Review: Lovecraft Country

I am unable to consume speculative fiction TV/movies if they’re based on a book I haven’t read. Such was, naturally, the case with HBO’s Lovecraft Country. When the book first came out, I filed it under “Huh, seems fun”, and moved onto the other three billion books I wanted to read. But once the trailer for the show dropped, it no longer seemed like a matter of choice.

Lovecraft Country bills itself as self-aware pulp. It takes place in 1950s ultra-segregated Chicago, where a Black family deals not only with racist white folks, but also the machinations of a sorcerous coven. The book is actually episodic. I was quite taken aback when the story just ended after the first 100 pages, and a new one started. But after a while it became clear that the vignettes added up to a complete picture. They all tie back together by the end, forming a somewhat coherent narrative.

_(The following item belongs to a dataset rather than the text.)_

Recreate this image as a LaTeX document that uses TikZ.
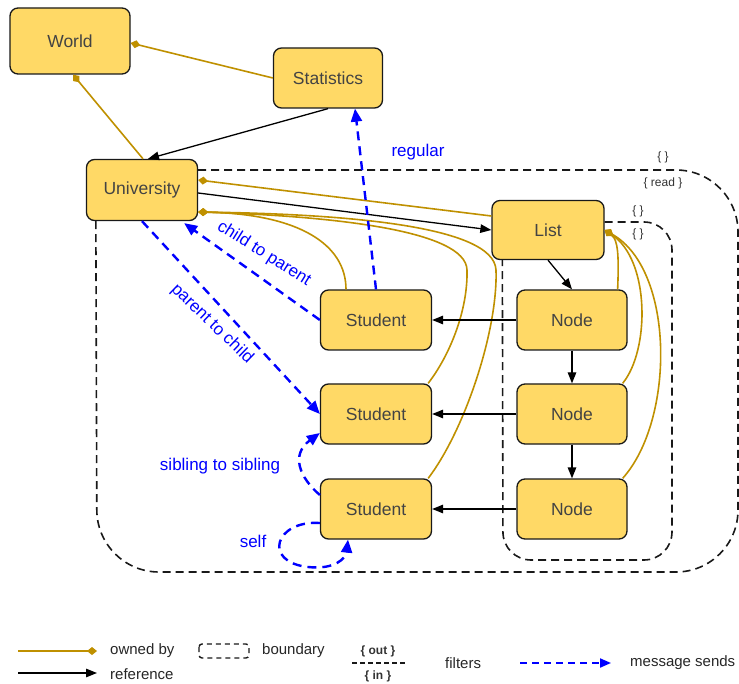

It felt like Matt Ruff set out to create an alternative “mythos”, in which his Black cast seeks to reclaim agency from the racist era they live in. But on a more meta level, they are reclaiming it from the even more racist Howard Lovecraft. While the story does not take place within his world, he is referred to often, and there are moments throughout that resonate with his works. If I am being entirely honest, I don’t know how comfortable I felt about it. A white author “saving” Black people in this way is already iffy enough. But more than that — I am not sure the experiment was all that successful.

Lovecraft Country reads like tongue-in-cheek romp, but it is filled with contradictions. The first story especially has some truly chilling examples of real world Jim Crow horror. But then the actual supernatural stakes never quite amount to feeling like a real threat. The main villain is not only charming, but also quite friendly, despite his villainy. The characters are all smart and resourceful, yet they are constantly outsmarted by him, which devalues their intelligence. The villain’s main fault, meanwhile, is that he is entitled, obnoxious, and white. Which — don’t get me wrong — is enough, but again confuses the stakes.

Overall, I enjoyed the book up to a point. The writing is solid, the characters are fun, if not terribly deep or memorable. The overall conceit is quite charming too. But the execution left me… uh… whelmed. Not over, not under, just kind of whelmed. I can tell that Matt Ruff is capable of a lot. But here it felt like he got scared of the underlying seriousness of his chosen subject matter, and kept himself from going all the way. That said, Lovecraft Country has all that it needs to make a spectacular TV show. Which I am now free to watch!